I always say that I am going to watch more films in Spanish but I never seem to follow through on this promise to myself. Watching movies on Spanish TV is a bit difficult for a couple of reasons. I prefer to listen to Spanish movies through headphones as the quality is better and the sound is more direct. My TV doesn't have a headphone jack. I also have a hard time making it over the initial hurdle of commercials that usually begin after the first five minutes or so of a lot of movies on television. They run almost ten minutes of commercials during this block and I often forget what it was that I started watching. There is only so much Spanish to be learned from Don Limpio (aka Mister Clean, whose Spanish version looks like a waiter in a gay night club a) commercials and ads for the latest McDonald's product to hit the Iberian peninsula.

I have finally got over my aversion to dubbed movies. I would never watch a movie dubbed into English, preferring to read subtitles if I can't understand the original language of the film. I understand why Spanish people rely so heavily on dubbed movies as it would be rather tiresome to have to read at least every other movie you come across. The difficult thing for me with movies dubbed into Spanish is that the sound quality suffers during the process and I often have a hard time understanding the dialogue. A dubbed movie is no longer a deal-breaker for me as any exposure to Spanish is helpful.

Going to a movie theater isn't always a wise option. There is rarely anything new that I care to see, and rarer still is a new movie for which I am willing to shell out 7-8€. I can wait for the video. Luckily for me we have a little movie theater in my neighborhood that shows non-current movies for cheap. Cinestudio D'Or (Carrer D'Almirall Caradoso 31) is about five blocks from my apartment. They show a double feature that changes every week. On weekends they charge 4€ for both and on some weekdays it's only 2.50€ (that's $129.99 American). I should go every week even if the movies are lousy just to listen to three hours of Spanish.

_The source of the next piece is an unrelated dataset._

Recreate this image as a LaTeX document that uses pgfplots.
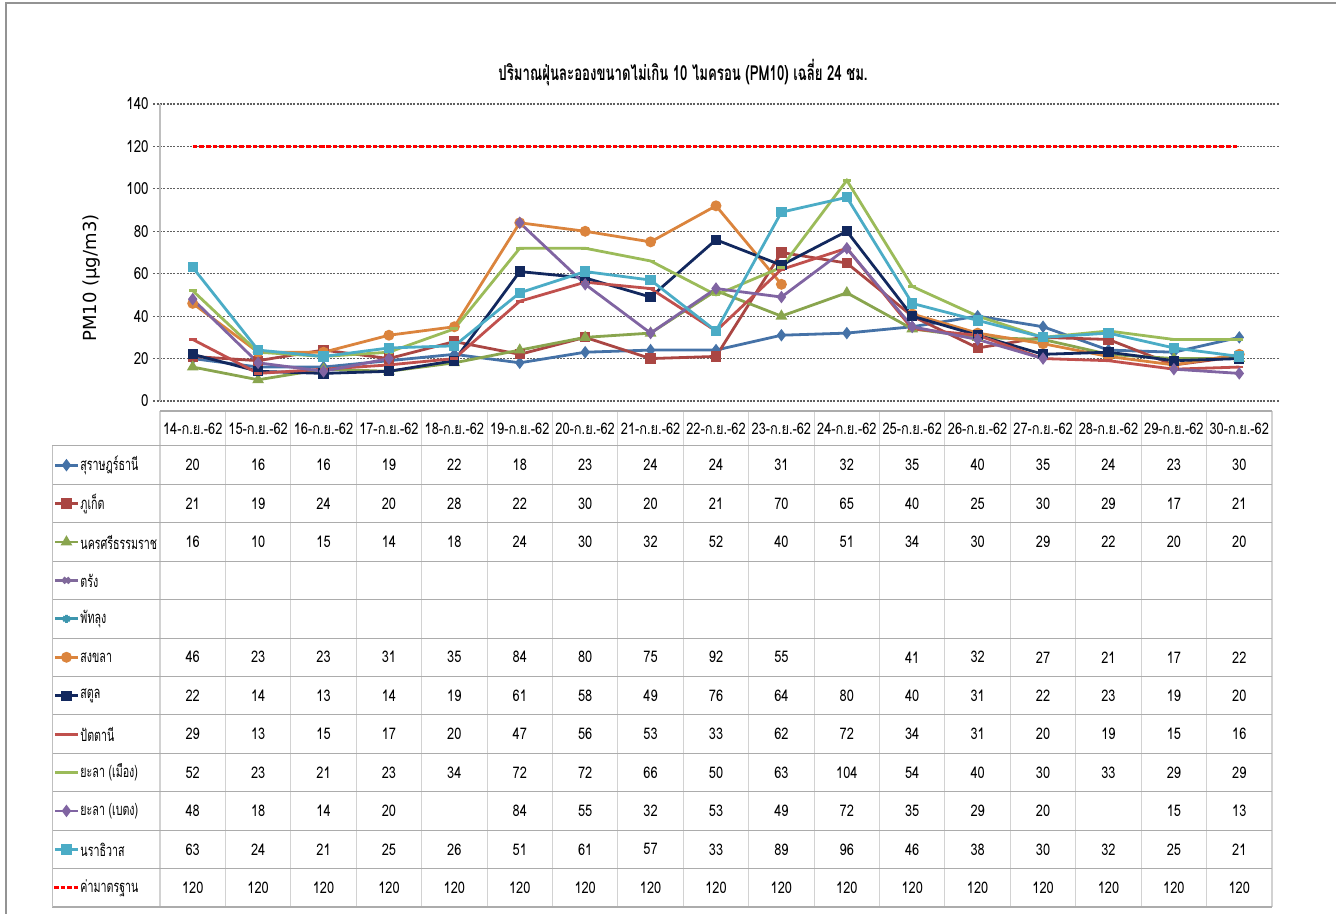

I just recently saw two newer Spanish films: Casual Day and Todos Estamos Invitados. Not very good movies but for 2.50€ I wasn't risking much. I really notice that I understand more and more when I watch movies. It is especially rewarding when I pick up on a bit of slang or something that only someone who has lived in Spain would understand. Watching Spanish movies also adds to the sort of cultural intelligence that helps me better understand what is being said here in Spain. Just think about how often American movies are quoted in conversation. When I make a joke about “Log Jammin,'” everyone knows that I am referring to the porn film starring Karl Hungus in the movie The Big Lebowski. As far as culture and language go, everything is interrelated and it almost always starts with The Big Lebowski (or ends there).

2.50€ times two means that the little cinema by my apartment is what you would call a cheap date. You can also bring in whatever you want including beer and wine. I remember the first time I went there—empty-handed—and boy did I feel like an idiot when I saw the couple sitting next to us drinking nice cold beers. Let's just say that I haven't made that mistake twice. It is rather comical the sort of food Spanish people bring to the movies: sandwiches, bags of chips, and Tupperware containers filled with god-knows-what. I half-expect to see someone bring in a whole ham and start carving it up, or perhaps a paella. Enjoy the movie and bon appetit (buen provecho).